Source code of charts:
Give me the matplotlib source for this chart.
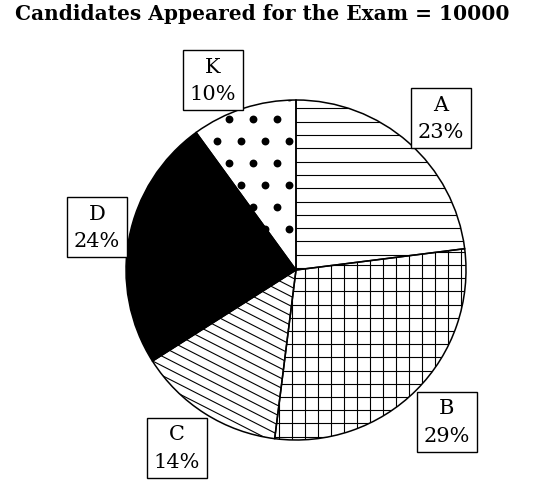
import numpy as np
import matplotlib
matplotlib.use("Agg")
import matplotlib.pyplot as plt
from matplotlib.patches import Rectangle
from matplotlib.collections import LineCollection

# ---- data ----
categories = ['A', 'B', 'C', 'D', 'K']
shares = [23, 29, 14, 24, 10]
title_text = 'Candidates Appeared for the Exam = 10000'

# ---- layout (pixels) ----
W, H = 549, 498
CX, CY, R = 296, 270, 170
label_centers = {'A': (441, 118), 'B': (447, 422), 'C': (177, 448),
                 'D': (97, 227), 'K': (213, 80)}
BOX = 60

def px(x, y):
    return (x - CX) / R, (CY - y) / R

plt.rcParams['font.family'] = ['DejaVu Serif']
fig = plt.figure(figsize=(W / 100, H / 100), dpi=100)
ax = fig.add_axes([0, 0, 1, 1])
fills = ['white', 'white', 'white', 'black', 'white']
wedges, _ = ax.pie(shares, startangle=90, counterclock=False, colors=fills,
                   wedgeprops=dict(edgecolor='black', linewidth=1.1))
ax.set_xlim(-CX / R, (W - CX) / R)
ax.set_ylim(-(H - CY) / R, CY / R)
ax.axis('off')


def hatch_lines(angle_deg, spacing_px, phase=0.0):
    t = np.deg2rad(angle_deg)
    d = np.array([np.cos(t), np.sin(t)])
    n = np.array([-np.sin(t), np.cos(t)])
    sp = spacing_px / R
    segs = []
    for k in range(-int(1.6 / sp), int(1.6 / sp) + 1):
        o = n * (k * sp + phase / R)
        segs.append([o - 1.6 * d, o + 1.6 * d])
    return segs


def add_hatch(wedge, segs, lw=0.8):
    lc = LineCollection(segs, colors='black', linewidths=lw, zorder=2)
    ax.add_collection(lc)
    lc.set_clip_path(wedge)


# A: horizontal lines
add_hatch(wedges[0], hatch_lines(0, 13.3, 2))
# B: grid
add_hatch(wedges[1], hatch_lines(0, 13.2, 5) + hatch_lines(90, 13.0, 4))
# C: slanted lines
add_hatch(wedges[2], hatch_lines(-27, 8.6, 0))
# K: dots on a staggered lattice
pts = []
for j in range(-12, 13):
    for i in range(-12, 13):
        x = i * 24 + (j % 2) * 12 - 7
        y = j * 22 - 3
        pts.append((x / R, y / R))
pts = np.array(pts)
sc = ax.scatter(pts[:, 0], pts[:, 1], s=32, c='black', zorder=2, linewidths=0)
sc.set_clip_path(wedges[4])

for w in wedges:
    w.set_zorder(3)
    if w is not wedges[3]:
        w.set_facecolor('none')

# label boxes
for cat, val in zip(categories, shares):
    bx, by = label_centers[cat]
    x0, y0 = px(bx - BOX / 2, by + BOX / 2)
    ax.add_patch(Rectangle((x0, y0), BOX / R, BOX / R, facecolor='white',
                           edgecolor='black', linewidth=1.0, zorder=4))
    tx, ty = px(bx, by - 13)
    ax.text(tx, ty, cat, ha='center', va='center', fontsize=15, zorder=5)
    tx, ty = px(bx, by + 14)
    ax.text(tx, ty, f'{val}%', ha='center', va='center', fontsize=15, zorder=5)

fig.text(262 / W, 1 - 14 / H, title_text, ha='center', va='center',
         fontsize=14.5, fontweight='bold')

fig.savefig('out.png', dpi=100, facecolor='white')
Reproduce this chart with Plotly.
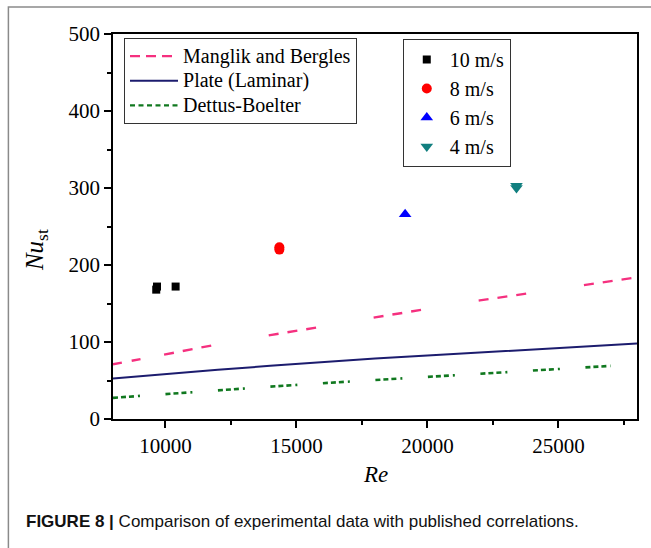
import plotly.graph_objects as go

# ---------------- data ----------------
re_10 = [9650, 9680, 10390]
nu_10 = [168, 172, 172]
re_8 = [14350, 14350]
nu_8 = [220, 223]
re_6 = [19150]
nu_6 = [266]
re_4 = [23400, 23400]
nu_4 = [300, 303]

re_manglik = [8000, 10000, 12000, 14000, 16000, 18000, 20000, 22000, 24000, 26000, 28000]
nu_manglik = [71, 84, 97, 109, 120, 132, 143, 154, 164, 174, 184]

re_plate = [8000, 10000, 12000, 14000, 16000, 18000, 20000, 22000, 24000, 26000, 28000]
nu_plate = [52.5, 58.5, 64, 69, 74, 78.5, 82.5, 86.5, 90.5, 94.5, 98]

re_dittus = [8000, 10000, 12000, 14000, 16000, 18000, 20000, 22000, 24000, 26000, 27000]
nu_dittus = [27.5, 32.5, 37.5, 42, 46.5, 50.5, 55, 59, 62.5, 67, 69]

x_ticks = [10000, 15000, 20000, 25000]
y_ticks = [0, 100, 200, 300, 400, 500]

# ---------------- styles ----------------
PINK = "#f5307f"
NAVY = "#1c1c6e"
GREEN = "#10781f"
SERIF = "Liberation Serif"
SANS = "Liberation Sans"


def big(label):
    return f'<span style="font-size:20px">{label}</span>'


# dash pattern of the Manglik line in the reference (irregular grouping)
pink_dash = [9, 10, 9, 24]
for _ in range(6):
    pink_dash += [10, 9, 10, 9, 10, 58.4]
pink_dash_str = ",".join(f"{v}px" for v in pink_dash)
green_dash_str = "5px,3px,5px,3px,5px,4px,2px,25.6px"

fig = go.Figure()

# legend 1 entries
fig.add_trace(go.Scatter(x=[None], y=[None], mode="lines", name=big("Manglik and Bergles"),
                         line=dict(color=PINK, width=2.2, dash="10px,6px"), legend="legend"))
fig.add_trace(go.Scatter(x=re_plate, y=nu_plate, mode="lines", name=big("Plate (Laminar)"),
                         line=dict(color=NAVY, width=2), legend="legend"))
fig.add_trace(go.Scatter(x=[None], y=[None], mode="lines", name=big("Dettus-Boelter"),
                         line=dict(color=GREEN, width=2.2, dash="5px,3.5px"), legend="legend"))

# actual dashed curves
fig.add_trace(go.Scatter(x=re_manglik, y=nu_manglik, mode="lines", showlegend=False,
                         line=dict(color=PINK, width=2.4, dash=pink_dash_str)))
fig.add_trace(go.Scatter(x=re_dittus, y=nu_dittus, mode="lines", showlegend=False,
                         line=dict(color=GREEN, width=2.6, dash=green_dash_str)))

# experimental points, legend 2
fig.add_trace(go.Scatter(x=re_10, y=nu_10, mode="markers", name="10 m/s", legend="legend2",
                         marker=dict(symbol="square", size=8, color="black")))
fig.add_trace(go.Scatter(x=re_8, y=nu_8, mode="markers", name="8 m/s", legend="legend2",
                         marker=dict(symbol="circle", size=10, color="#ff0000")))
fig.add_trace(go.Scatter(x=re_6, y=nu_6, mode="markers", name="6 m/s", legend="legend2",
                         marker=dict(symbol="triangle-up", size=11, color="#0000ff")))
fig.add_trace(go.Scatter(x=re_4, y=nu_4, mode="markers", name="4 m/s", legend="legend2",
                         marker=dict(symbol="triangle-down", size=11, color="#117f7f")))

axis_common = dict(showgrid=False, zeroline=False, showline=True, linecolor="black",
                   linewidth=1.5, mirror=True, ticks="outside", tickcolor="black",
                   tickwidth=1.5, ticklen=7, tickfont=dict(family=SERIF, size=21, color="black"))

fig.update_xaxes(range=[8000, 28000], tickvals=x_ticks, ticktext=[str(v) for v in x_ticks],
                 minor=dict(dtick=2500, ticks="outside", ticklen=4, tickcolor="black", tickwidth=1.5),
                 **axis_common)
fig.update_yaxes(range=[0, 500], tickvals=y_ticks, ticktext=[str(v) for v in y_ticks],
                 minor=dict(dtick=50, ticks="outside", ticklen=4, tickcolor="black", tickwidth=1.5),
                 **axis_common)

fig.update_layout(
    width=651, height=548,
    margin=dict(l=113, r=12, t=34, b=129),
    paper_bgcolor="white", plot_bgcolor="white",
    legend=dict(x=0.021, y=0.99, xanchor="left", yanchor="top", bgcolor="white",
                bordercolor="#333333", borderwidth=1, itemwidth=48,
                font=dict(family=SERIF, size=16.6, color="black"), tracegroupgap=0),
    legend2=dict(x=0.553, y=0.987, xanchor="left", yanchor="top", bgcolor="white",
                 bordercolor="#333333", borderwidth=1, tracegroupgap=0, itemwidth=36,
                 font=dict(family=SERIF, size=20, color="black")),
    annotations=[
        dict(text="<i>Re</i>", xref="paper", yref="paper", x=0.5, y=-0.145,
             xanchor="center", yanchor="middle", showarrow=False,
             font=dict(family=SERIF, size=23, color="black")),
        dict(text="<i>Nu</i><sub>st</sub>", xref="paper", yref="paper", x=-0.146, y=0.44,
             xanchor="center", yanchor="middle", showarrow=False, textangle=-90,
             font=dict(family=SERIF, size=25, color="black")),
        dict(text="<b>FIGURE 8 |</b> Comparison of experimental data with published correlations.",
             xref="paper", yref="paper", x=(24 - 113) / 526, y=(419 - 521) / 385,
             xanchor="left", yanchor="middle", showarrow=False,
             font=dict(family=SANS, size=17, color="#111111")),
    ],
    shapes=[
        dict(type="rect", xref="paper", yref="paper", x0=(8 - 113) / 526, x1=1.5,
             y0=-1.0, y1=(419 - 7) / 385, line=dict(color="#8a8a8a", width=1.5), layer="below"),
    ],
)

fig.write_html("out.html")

#### BRIEF
Nothing but the lines from the one containing "Reproduce this chart with Plotly." through the one containing "164, 174, 184]" should appear in your copy, exactly as written and without pictures.

#### EXPECTED ANSWER
Reproduce this chart with Plotly.
import plotly.graph_objects as go

# ---------------- data ----------------
re_10 = [9650, 9680, 10390]
nu_10 = [168, 172, 172]
re_8 = [14350, 14350]
nu_8 = [220, 223]
re_6 = [19150]
nu_6 = [266]
re_4 = [23400, 23400]
nu_4 = [300, 303]

re_manglik = [8000, 10000, 12000, 14000, 16000, 18000, 20000, 22000, 24000, 26000, 28000]
nu_manglik = [71, 84, 97, 109, 120, 132, 143, 154, 164, 174, 184]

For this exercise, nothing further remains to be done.